Культурология - стр. 27
Подобно представителям «философии жизни», неокантианцы не могли не задумываться о статусе «ценностей» в мире новоевропейской культуры. Например, М. Вебер (1864–1920), как отмечает Ю.Н. Давыдов, зафиксировал весьма драматическое положение западного человека, так сказать, между небом и землей – «небом» идеалов и «землей» эмпирической реальности… С одной стороны, перед человеком открывается эмпирический мир, не несущий в себе якобы никакого смысла. Это – мир, сформированный с помощью техники и науки, которая в свою очередь также «технична», а значит, принципиально «бессмысленна». С другой стороны – высоко над его головой… витает царство идеала – истины, добра и красоты и прочих ценностей, призванных фундировать здание культуры… Однако это царство не только оторвано от земли, т. е. не имеет здесь своего реального основания, но и потрясено в своих основаниях внутренними раздорами богов (имеются в виду «ценности»), их войной, разразившейся в связи с переходом от «иерархии» к «равноправию».

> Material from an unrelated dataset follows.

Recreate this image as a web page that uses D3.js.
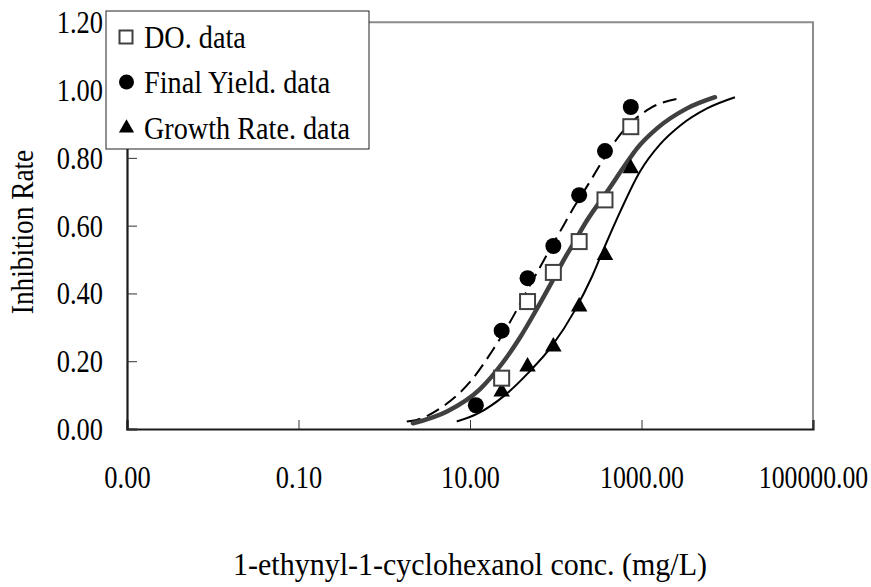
<!DOCTYPE html>
<html>
<head>
<meta charset="utf-8">
<script src="https://cdn.jsdelivr.net/npm/d3@7"></script>
<style>
  html, body { margin: 0; padding: 0; background: #fff; }
  svg { display: block; }
  text { font-family: "Liberation Serif", "Times New Roman", serif; fill: #000; }
</style>
</head>
<body>
<svg id="chart" width="871" height="587"></svg>
<script>
// ---------- data ----------
const xTicks = [0.001, 0.1, 10, 1000, 100000];
const yTicks = [0, 0.2, 0.4, 0.6, 0.8, 1.0, 1.2];

const concFY = [11.7, 23.4, 46.9, 93.75, 187.5, 375, 750];
const finalYield = [0.07, 0.29, 0.445, 0.54, 0.69, 0.82, 0.95];

const concDO = [23.4, 46.9, 93.75, 187.5, 375, 750];
const doData = [0.15, 0.376, 0.462, 0.553, 0.676, 0.892];

const concGR = [23.4, 46.9, 93.75, 187.5, 375, 750];
const growthRate = [0.11, 0.184, 0.243, 0.361, 0.513, 0.769];

// fitted curves
const fitFYConc = [1.83, 2.39, 5.11, 10.5, 17.9, 28.0, 47.9, 78.4, 112, 160, 251, 356, 561, 1256, 2812];
const fitFYRate = [0.022, 0.027, 0.071, 0.145, 0.228, 0.307, 0.415, 0.513, 0.582, 0.651, 0.730, 0.794, 0.868, 0.946, 0.976];

const fitDOConc = [2.16, 5.39, 13.1, 24.3, 38.3, 60.4, 92.9, 128, 159, 231, 396, 678, 887, 1517, 3396, 7194];
const fitDORate = [0.017, 0.052, 0.118, 0.197, 0.27, 0.355, 0.44, 0.505, 0.545, 0.615, 0.70, 0.787, 0.828, 0.887, 0.946, 0.979];

const fitGRConc = [7.0, 12.4, 25.6, 47.5, 90.4, 167, 265, 375, 561, 961, 1643, 2812, 5808, 12300];
const fitGRRate = [0.022, 0.046, 0.10, 0.165, 0.245, 0.35, 0.45, 0.54, 0.64, 0.76, 0.84, 0.895, 0.946, 0.979];

const legendLabels = ["DO. data", "Final Yield. data", "Growth Rate. data"];
const xTitle = "1-ethynyl-1-cyclohexanol conc. (mg/L)";
const yTitle = "Inhibition Rate";

// ---------- layout ----------
const svg = d3.select("#chart");
const L = 127, R = 813, T = 22.3, B = 429;
const x = d3.scaleLog().domain([0.001, 100000]).range([L, R]);
const y = d3.scaleLinear().domain([0, 1.2]).range([B, T]);
const fmt = d3.format(".2f");
const FS = 31;

// narrow number face: digit and point advance widths of the reference
const numWidth = s => s.replace(/[^0-9]/g, "").length * 12.6 + 8.5;

// horizontally condense a text element to a target width (keeps its anchor point)
function condense(node, target, anchorX) {
  const w = node.getComputedTextLength();
  const sx = target / w;
  node.setAttribute("x", anchorX / sx);
  node.setAttribute("transform", `scale(${sx},1)`);
}

// plot border (top/right gray)
svg.append("path")
  .attr("d", `M${L},${T}H${R}V${B}`)
  .attr("fill", "none").attr("stroke", "#8c8c8c").attr("stroke-width", 2);

// x axis
const xAxis = svg.append("g").attr("transform", `translate(0,${B})`)
  .call(d3.axisBottom(x).tickValues(xTicks).tickFormat(fmt).tickSize(-9).tickPadding(0));
xAxis.attr("font-family", null).attr("font-size", null);
xAxis.select(".domain").attr("stroke", "#1a1a1a").attr("stroke-width", 2.2);
xAxis.selectAll(".tick line").attr("stroke", "#333").attr("stroke-width", 1);
xAxis.selectAll(".tick text").attr("font-size", FS)
  .attr("fill", "#000").attr("y", 59).attr("dy", 0)
  .each(function () { condense(this, numWidth(this.textContent), 0); });

// y axis
const yAxis = svg.append("g").attr("transform", `translate(${L},0)`)
  .call(d3.axisLeft(y).tickValues(yTicks).tickFormat(fmt).tickSize(-10).tickPadding(0));
yAxis.attr("font-family", null).attr("font-size", null);
yAxis.select(".domain").attr("stroke", "#1a1a1a").attr("stroke-width", 2.2);
yAxis.selectAll(".tick line").attr("stroke", "#333").attr("stroke-width", 1);
yAxis.selectAll(".tick text").attr("font-size", FS)
  .attr("fill", "#000").attr("dy", 10.5)
  .each(function () { condense(this, numWidth(this.textContent), -24); });

// axis titles
svg.append("text").attr("x", 470).attr("y", 575).attr("text-anchor", "middle")
  .attr("font-size", FS).attr("textLength", 474).attr("lengthAdjust", "spacingAndGlyphs")
  .text(xTitle);
svg.append("text").attr("class", "sq").attr("data-k", 0.88)
  .attr("transform", "translate(33,232) rotate(-90)")
  .attr("text-anchor", "middle").attr("font-size", FS).text(yTitle);

// fitted curves
const line = d3.line().x(d => x(d[0])).y(d => y(d[1])).curve(d3.curveMonotoneX);
const zip = (a, b) => a.map((v, i) => [v, b[i]]);

svg.append("path").datum(zip(fitGRConc, fitGRRate)).attr("d", line)
  .attr("fill", "none").attr("stroke", "#000").attr("stroke-width", 2);
svg.append("path").datum(zip(fitFYConc, fitFYRate)).attr("d", line)
  .attr("fill", "none").attr("stroke", "#000").attr("stroke-width", 2)
  .attr("stroke-dasharray", "14,7");
svg.append("path").datum(zip(fitDOConc, fitDORate)).attr("d", line)
  .attr("fill", "none").attr("stroke", "#404040").attr("stroke-width", 4.5)
  .attr("stroke-linecap", "round");

// markers
const tri = d3.symbol().type(d3.symbolTriangle).size(118);
svg.append("g").selectAll("path").data(zip(concGR, growthRate)).join("path")
  .attr("d", tri).attr("transform", d => `translate(${x(d[0])},${y(d[1])})`)
  .attr("fill", "#000");

svg.append("g").selectAll("circle").data(zip(concFY, finalYield)).join("circle")
  .attr("cx", d => x(d[0])).attr("cy", d => y(d[1])).attr("r", 8).attr("fill", "#000");

svg.append("g").selectAll("rect").data(zip(concDO, doData)).join("rect")
  .attr("x", d => x(d[0]) - 7.5).attr("y", d => y(d[1]) - 7.5)
  .attr("width", 15).attr("height", 15)
  .attr("fill", "#fff").attr("stroke", "#404040").attr("stroke-width", 2);

// legend
const lg = svg.append("g");
lg.append("rect").attr("x", 106).attr("y", 11).attr("width", 263).attr("height", 138)
  .attr("fill", "#fff").attr("stroke", "#222").attr("stroke-width", 1);
const rowY = [37, 82, 128];
lg.append("rect").attr("x", 119.5).attr("y", rowY[0] - 6.5).attr("width", 13).attr("height", 13)
  .attr("fill", "#fff").attr("stroke", "#404040").attr("stroke-width", 2);
lg.append("circle").attr("cx", 126.5).attr("cy", rowY[1]).attr("r", 7.5).attr("fill", "#000");
lg.append("path").attr("d", d3.symbol().type(d3.symbolTriangle).size(100))
  .attr("transform", `translate(126.5,${rowY[2]})`).attr("fill", "#000");
lg.selectAll("text.lbl").data(legendLabels).join("text").attr("class", "lbl sq")
  .attr("data-k", 0.91)
  .attr("x", 144).attr("y", (d, i) => rowY[i] + 11).attr("font-size", FS).text(d => d);

// narrow the serif glyphs to resemble the reference's condensed face
svg.selectAll("text.sq").each(function () {
  const k = +this.getAttribute("data-k");
  const w = this.getComputedTextLength();
  this.setAttribute("textLength", (w * k).toFixed(1));
  this.setAttribute("lengthAdjust", "spacingAndGlyphs");
});
</script>
</body>
</html>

Нельзя не признать, что драматичность нарисованной Вебером картины вполне соответствовала драматичности ситуации, сложившейся в европейской культуре. Однако в период между двумя мировыми войнами становились возможны и более спокойные по тону и духу неокантианские учения.
Э. Кассирер (1874–1945), представитель марбургской школы неокантианства, в работе «Философия символических форм» (1929) по аналогии с кантовской «критикой чистого разума» (как возможно математическое естествознание?) ставит вопрос – «как возможна культура?». Согласно Кассиреру, она раскрывается перед нами как многообразие символических форм, связанных и упорядоченных в соответствии со своими функциональными ролями в систему модусов и уровней, каждый из которых (язык, миф, наука) не своди́м к другому и равноправно существует в ее мире. Сама «символическая форма» определяется как априорная (т. е. доопытная) способность, создающая все многообразие культуры; символические формы автономны и самодостаточны. Задача философии культуры, в понимании Кассирера, заключается в описании структурных уровней и «индексов модальности» символических форм, что позволяет понять своеобразие, например, пространства и времени в контексте науки, мифа или языка. Труд Кассирера явился попыткой преодолеть кризис неокантианства путем вывода его в новое, т. е. культурологическое, проблемное поле. Подобный путь характерен и для других направлений в западной философии XX в. «Путешествие» по вертикальному измерению символа в глубинные слои культуры давало уверенность в возможности овладения «душой» культуры, воссоздания ее точной модели. Так родилась «морфология культуры» – строительство моделей исторических типов из найденной первоклеточки культуры.
Для современного понимания культуры весьма важной представляется игровая теория культуры, принадлежащая нидерландскому историку культуры Й. Хейзинге (1872–1945), который считал именно игру основой и источником культуры. В своей знаменитой работе «Homo Ludens» («Человек играющий», 1938) он отмечал, что игра старше культуры, ведь основные черты игры уже присутствуют в мире животных. И все же игра перешагивает биологические рамки, присутствует во всех формах рациональной деятельности человека: искусстве, философии, праве и т. п.